Grzegorz Chudzik, choć biega maratony, ogranicza się obecnie do krótszych dystansów. Wszystko podporządkowane jest przygotowaniom do zawodów, a te w canicrossie rozgrywa się na dystansie do 10 kilometrów.

- Psy pochodzące z północy, czyli syberian husky, alaskany malumuty, akity, samojedy i grenlandy, należą do bardzo odpornych i wytrzymałych ras pierwotnych - tłumaczy Wanda Perczak, założycielka klubu „Inari” i wielka miłośniczka tych zwierząt. - Więc dziś mogłyby z powodzeniem rywalizować na dłuższych dystansach. Jednak ten świat oszalał na punkcie prędkości, liczą się - nie wiedzieć czemu - sekundy. To powoduje, że naturalnie stworzone do zaprzęgów psy są wypierane przez wydumane przez człowieka mieszanki ras.
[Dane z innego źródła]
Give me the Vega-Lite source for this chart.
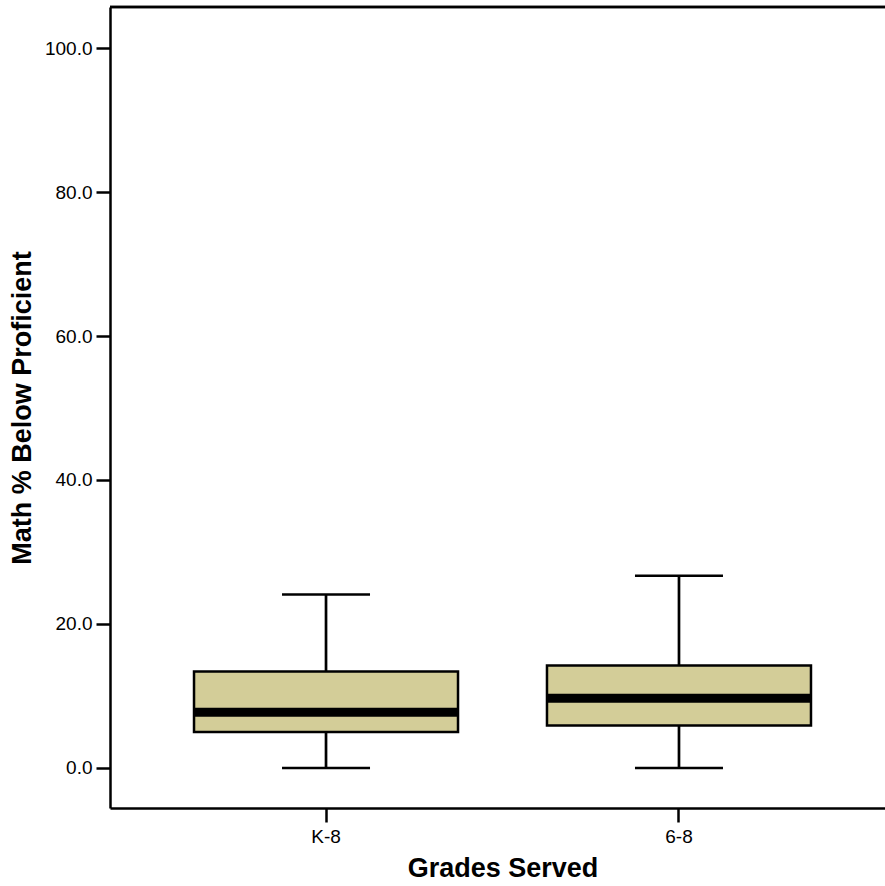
{
  "$schema": "https://vega.github.io/schema/vega-lite/v6.json",
  "width": 775,
  "height": 801,
  "autosize": {"type": "none"},
  "padding": {"left": 110, "top": 7, "right": 0, "bottom": 78},
  "background": "white",
  "config": {
    "view": {"stroke": null},
    "font": "Liberation Sans",
    "axis": {
      "domainColor": "black", "domainWidth": 2.5,
      "tickColor": "black", "tickWidth": 2.5, "tickSize": 14,
      "labelColor": "black", "labelFontSize": 19, "labelFont": "Liberation Sans",
      "titleColor": "black", "titleFontSize": 27, "titleFont": "Liberation Sans", "titleFontWeight": "bold",
      "grid": false
    }
  },
  "data": {
    "values": [
      {"grades": "K-8", "min": 0, "q1": 5.0, "median": 7.75, "q3": 13.4, "max": 24.1},
      {"grades": "6-8", "min": 0, "q1": 5.9, "median": 9.7, "q3": 14.25, "max": 26.7}
    ]
  },
  "encoding": {
    "x": {
      "field": "grades", "type": "nominal", "sort": null,
      "scale": {"type": "band", "range": [0, 785], "paddingInner": 0, "paddingOuter": 0.112},
      "axis": {"title": "Grades Served", "labelAngle": 0, "labelPadding": 5, "titlePadding": 9}
    }
  },
  "layer": [
    {
      "mark": {"type": "rule", "stroke": "black", "strokeWidth": 2.7},
      "encoding": {
        "y": {"field": "min", "type": "quantitative",
          "scale": {"domain": [-5.56, 105.7], "nice": false, "zero": false},
          "axis": {"title": "Math % Below Proficient", "values": [0, 20, 40, 60, 80, 100], "format": ".1f", "labelPadding": 4, "titlePadding": 8}},
        "y2": {"field": "max"}
      }
    },
    {
      "mark": {"type": "bar", "size": 264, "fill": "#d3cd98", "stroke": "black", "strokeWidth": 2.5},
      "encoding": {
        "y": {"field": "q1", "type": "quantitative"},
        "y2": {"field": "q3"}
      }
    },
    {
      "mark": {"type": "tick", "size": 264, "thickness": 9, "color": "black", "opacity": 1},
      "encoding": {"y": {"field": "median", "type": "quantitative"}}
    },
    {
      "mark": {"type": "tick", "size": 88, "thickness": 2.5, "color": "black", "opacity": 1},
      "encoding": {"y": {"field": "max", "type": "quantitative"}}
    },
    {
      "mark": {"type": "tick", "size": 88, "thickness": 2.5, "color": "black", "opacity": 1},
      "encoding": {"y": {"field": "min", "type": "quantitative"}}
    },
    {
      "mark": {"type": "rule", "stroke": "black", "strokeWidth": 2.5},
      "encoding": {"y": {"datum": 105.7, "type": "quantitative"}, "x": null}
    }
  ]
}
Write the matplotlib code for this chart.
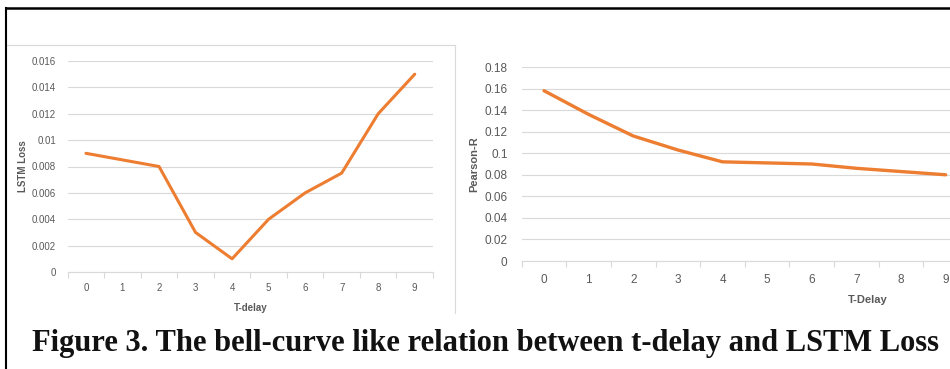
import matplotlib
matplotlib.use("Agg")
import matplotlib.pyplot as plt
from matplotlib.lines import Line2D

t_delay = [0, 1, 2, 3, 4, 5, 6, 7, 8, 9]
lstm_loss = [0.009, 0.0085, 0.008, 0.003, 0.001, 0.004, 0.006, 0.0075, 0.012, 0.015]
pearson_r = [0.158, 0.136, 0.116, 0.103, 0.092, 0.091, 0.090, 0.086, 0.083, 0.080]
loss_ticks = [0, 0.002, 0.004, 0.006, 0.008, 0.01, 0.012, 0.014, 0.016]
loss_tick_labels = ["0", "0.002", "0.004", "0.006", "0.008", "0.01", "0.012", "0.014", "0.016"]
r_ticks = [0, 0.02, 0.04, 0.06, 0.08, 0.1, 0.12, 0.14, 0.16, 0.18]
r_tick_labels = ["0", "0.02", "0.04", "0.06", "0.08", "0.1", "0.12", "0.14", "0.16", "0.18"]
caption = "Figure 3. The bell-curve like relation between t-delay and LSTM Loss"

W, H = 950, 369
fig = plt.figure(figsize=(W / 100, H / 100), dpi=100)
plt.rcParams['font.family'] = ['Liberation Sans', 'DejaVu Sans']

ORANGE = "#ED7D31"
GRID = "#d9d9d9"
TXT = "#595959"


def px_axes(x0, x1, ytop, ybot):
    return fig.add_axes([x0 / W, 1 - ybot / H, (x1 - x0) / W, (ybot - ytop) / H])


def style(ax, ticks, labels, fs, xlab, ylab, lfs):
    ax.set_xlim(-0.5, 9.5)
    ax.set_ylim(ticks[0], ticks[-1])
    ax.set_yticks(ticks)
    ax.set_yticklabels(labels)
    ax.set_xticks(t_delay)
    ax.set_xticks([i - 0.5 for i in range(11)], minor=True)
    ax.tick_params(axis='x', which='major', length=0, labelsize=fs, colors=TXT, pad=fs * 1.1)
    ax.tick_params(axis='x', which='minor', length=4, color=GRID, width=0.8)
    ax.tick_params(axis='y', length=0, labelsize=fs, colors=TXT, pad=fs * 1.2)
    ax.grid(axis='y', color=GRID, linewidth=0.8)
    ax.set_axisbelow(True)
    for s in ['top', 'right', 'left']:
        ax.spines[s].set_visible(False)
    ax.spines['bottom'].set_color(GRID)
    ax.spines['bottom'].set_linewidth(0.8)
    ax.set_xlabel(xlab, fontsize=lfs, fontweight='bold', color=TXT)
    ax.set_ylabel(ylab, fontsize=lfs, fontweight='bold', color=TXT)


ax1 = px_axes(67.7, 433, 61, 272)
ax1.plot(t_delay, lstm_loss, color=ORANGE, linewidth=2.2, solid_capstyle='round')
style(ax1, loss_ticks, loss_tick_labels, 7, "T-delay", "LSTM Loss", 7)
ax1.xaxis.set_label_coords(0.5, -0.145)
ax1.yaxis.set_label_coords(-0.11, 0.5)

ax2 = px_axes(521.7, 968, 67, 261)
ax2.plot(t_delay, pearson_r, color=ORANGE, linewidth=2.4, solid_capstyle='round')
style(ax2, r_ticks, r_tick_labels, 8.5, "T-Delay", "Pearson-R", 8)
ax2.xaxis.set_label_coords((868 - 521.7) / (968 - 521.7), -0.175)
ax2.yaxis.set_label_coords(-0.095, 0.5)

# chart frames
fig.add_artist(Line2D([7 / W, 455 / W], [1 - 45 / H, 1 - 45 / H], color="#d9d9d9", linewidth=0.8))
fig.add_artist(Line2D([455 / W, 455 / W], [1 - 45 / H, 1 - 313 / H], color="#d9d9d9", linewidth=0.8))

# black page border
fig.add_artist(Line2D([6 / W, 1], [1 - 8 / H, 1 - 8 / H], color="black", linewidth=1.8))
fig.add_artist(Line2D([6 / W, 6 / W], [1 - 8 / H, 0], color="black", linewidth=1.5))

fig.text(485 / W, 1 - 343 / H, caption, ha='center', va='center', fontsize=22,
         fontweight='bold', family=['Liberation Serif', 'DejaVu Serif'], color='#111111')

fig.savefig("out.png", dpi=100)
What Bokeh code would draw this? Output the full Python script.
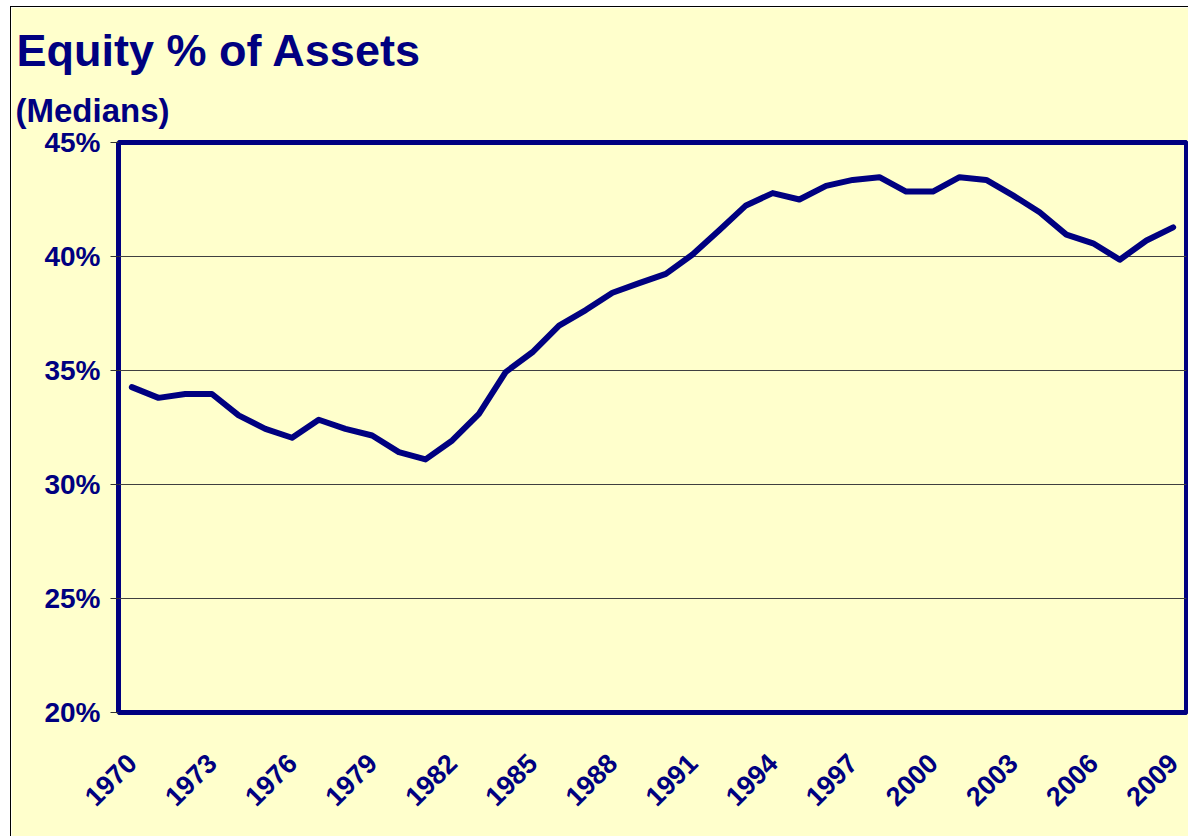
from bokeh.plotting import figure
from bokeh.models import FixedTicker, PrintfTickFormatter, Range1d, Title
from bokeh.embed import file_html
from bokeh.resources import INLINE
import math

years = list(range(1970, 2010))
equity_pct = [34.27, 33.8, 33.97, 33.97, 33.03, 32.44, 32.05, 32.84, 32.44, 32.15,
              31.42, 31.1, 31.93, 33.1, 34.93, 35.8, 36.97, 37.65, 38.41, 38.83,
              39.24, 40.09, 41.15, 42.24, 42.78, 42.5, 43.1, 43.36, 43.48, 42.85,
              42.85, 43.48, 43.36, 42.68, 41.94, 40.96, 40.58, 39.86, 40.7, 41.28]
x_tick_years = list(range(1970, 2010, 3))
y_ticks = [20, 25, 30, 35, 40, 45]
x_min, x_max = 1969.5, 2009.5
y_min, y_max = 20, 45
title_text = "Equity % of Assets"
subtitle_text = "(Medians)"

NAVY = "#000080"
BG = "#FFFFCC"
FONT = "Liberation Sans"

p = figure(width=1178, height=830, output_backend="svg", toolbar_location=None,
           x_range=Range1d(x_min, x_max), y_range=Range1d(y_min, y_max),
           min_border_left=107, min_border_top=135, min_border_right=3,
           min_border_bottom=125)
p.margin = (6, 0, 0, 10)
p.styles = {"border-left": "1px solid black", "border-top": "1px solid black"}
p.background_fill_color = BG
p.border_fill_color = BG
p.outline_line_color = NAVY
p.outline_line_width = 5

p.add_layout(Title(text=subtitle_text, align="left", offset=-103, standoff=27,
                   text_font=FONT, text_font_style="bold", text_font_size="33px",
                   text_color=NAVY), "above")
p.add_layout(Title(text=title_text, align="left", offset=-102, standoff=1,
                   text_font=FONT, text_font_style="bold", text_font_size="45px",
                   text_color=NAVY), "above")

p.line(years, equity_pct, line_color=NAVY, line_width=6,
       line_join="round", line_cap="round")

p.xaxis.ticker = FixedTicker(ticks=x_tick_years)
p.xaxis.major_label_orientation = math.pi / 4
p.xaxis.major_tick_line_color = None
p.xaxis.minor_tick_line_color = None
p.xaxis.axis_line_color = None
p.xaxis.major_label_standoff = 40
p.xaxis.major_label_text_font = FONT
p.xaxis.major_label_text_font_style = "bold"
p.xaxis.major_label_text_font_size = "27px"
p.xaxis.major_label_text_color = NAVY

p.yaxis.ticker = FixedTicker(ticks=y_ticks)
p.yaxis.formatter = PrintfTickFormatter(format="%d%%")
p.yaxis.major_tick_in = 0
p.yaxis.major_tick_out = 8
p.yaxis.major_tick_line_color = "#333333"
p.yaxis.minor_tick_line_color = None
p.yaxis.axis_line_color = None
p.yaxis.major_label_standoff = 10
p.yaxis.major_label_text_font = FONT
p.yaxis.major_label_text_font_style = "bold"
p.yaxis.major_label_text_font_size = "28px"
p.yaxis.major_label_text_color = NAVY

p.xgrid.grid_line_color = None
p.ygrid.grid_line_color = "#404040"
p.ygrid.grid_line_width = 1

open("out.html", "w").write(file_html(p, INLINE))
Jeszcze dziesięć lat temu psie zaprzęgi przypominały te z książek Jacka Londona. Teraz przeważają w nich psy o bardziej wyżłowatym wyglądzie, jak chociażby greystery.

Tu kończy się zabawa

- Podczas ostatnich Mistrzostw Europy w Kcyni husky było zaledwie kilka. Dziś w canicrossie czołówka światowa to autentyczni lekkoatleci, specjalizujący się w krótkich dystansach, biegający z psami chartowatymi. To już nie jest zabawa, tylko prawdziwy sport wyczynowy - przyznaje Grzegorz Chudzik, który nie ukrywa, że chcąc nadal uprawiać tę dyscyplinę i zdobywać medale, będzie w końcu musiał postarać się o psa wyhodowanego specjalnie do takich zawodów. - To nie oznacza oczywiście, że pozbędę się Jacka. Przecież on jest członkiem rodziny! Będę miał po prostu dwa psy. Może wtedy nawet częściej będę z nim biegał, a nie jeździł za nim na rowerze?